> _Material_
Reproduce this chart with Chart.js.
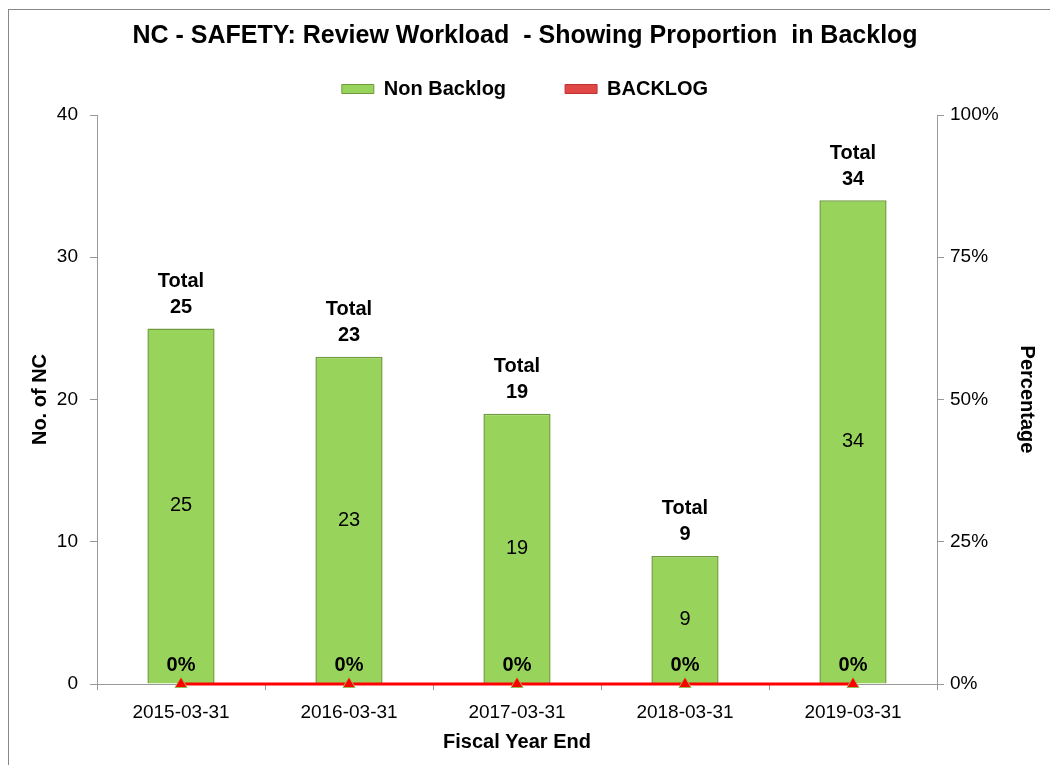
==
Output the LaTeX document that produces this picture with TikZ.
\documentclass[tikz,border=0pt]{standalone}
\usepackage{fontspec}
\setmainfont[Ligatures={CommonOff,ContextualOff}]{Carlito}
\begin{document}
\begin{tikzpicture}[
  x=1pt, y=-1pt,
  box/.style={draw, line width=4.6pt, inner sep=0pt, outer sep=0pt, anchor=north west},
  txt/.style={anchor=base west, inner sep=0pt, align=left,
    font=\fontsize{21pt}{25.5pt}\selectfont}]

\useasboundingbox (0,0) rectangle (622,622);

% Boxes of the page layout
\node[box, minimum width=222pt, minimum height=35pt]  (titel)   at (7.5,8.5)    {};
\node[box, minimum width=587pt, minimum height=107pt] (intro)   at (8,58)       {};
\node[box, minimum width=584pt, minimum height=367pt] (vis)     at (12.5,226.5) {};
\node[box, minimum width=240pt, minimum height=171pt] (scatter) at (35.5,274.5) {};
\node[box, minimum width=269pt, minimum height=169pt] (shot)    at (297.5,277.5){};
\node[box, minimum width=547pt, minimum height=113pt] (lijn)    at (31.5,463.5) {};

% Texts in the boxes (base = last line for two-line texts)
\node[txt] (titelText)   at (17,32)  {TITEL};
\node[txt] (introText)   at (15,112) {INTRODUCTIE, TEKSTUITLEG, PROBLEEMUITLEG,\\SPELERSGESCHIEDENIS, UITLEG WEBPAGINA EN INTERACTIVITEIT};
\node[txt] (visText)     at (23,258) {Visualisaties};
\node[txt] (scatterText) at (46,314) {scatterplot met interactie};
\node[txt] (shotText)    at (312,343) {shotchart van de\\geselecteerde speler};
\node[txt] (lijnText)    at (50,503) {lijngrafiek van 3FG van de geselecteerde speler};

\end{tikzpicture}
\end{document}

> _Exercise prompt_
Pick out the lines above containing the word "with", then copy them.

> _Response to this exercise_
Reproduce this chart with Chart.js.
Output the LaTeX document that produces this picture with TikZ.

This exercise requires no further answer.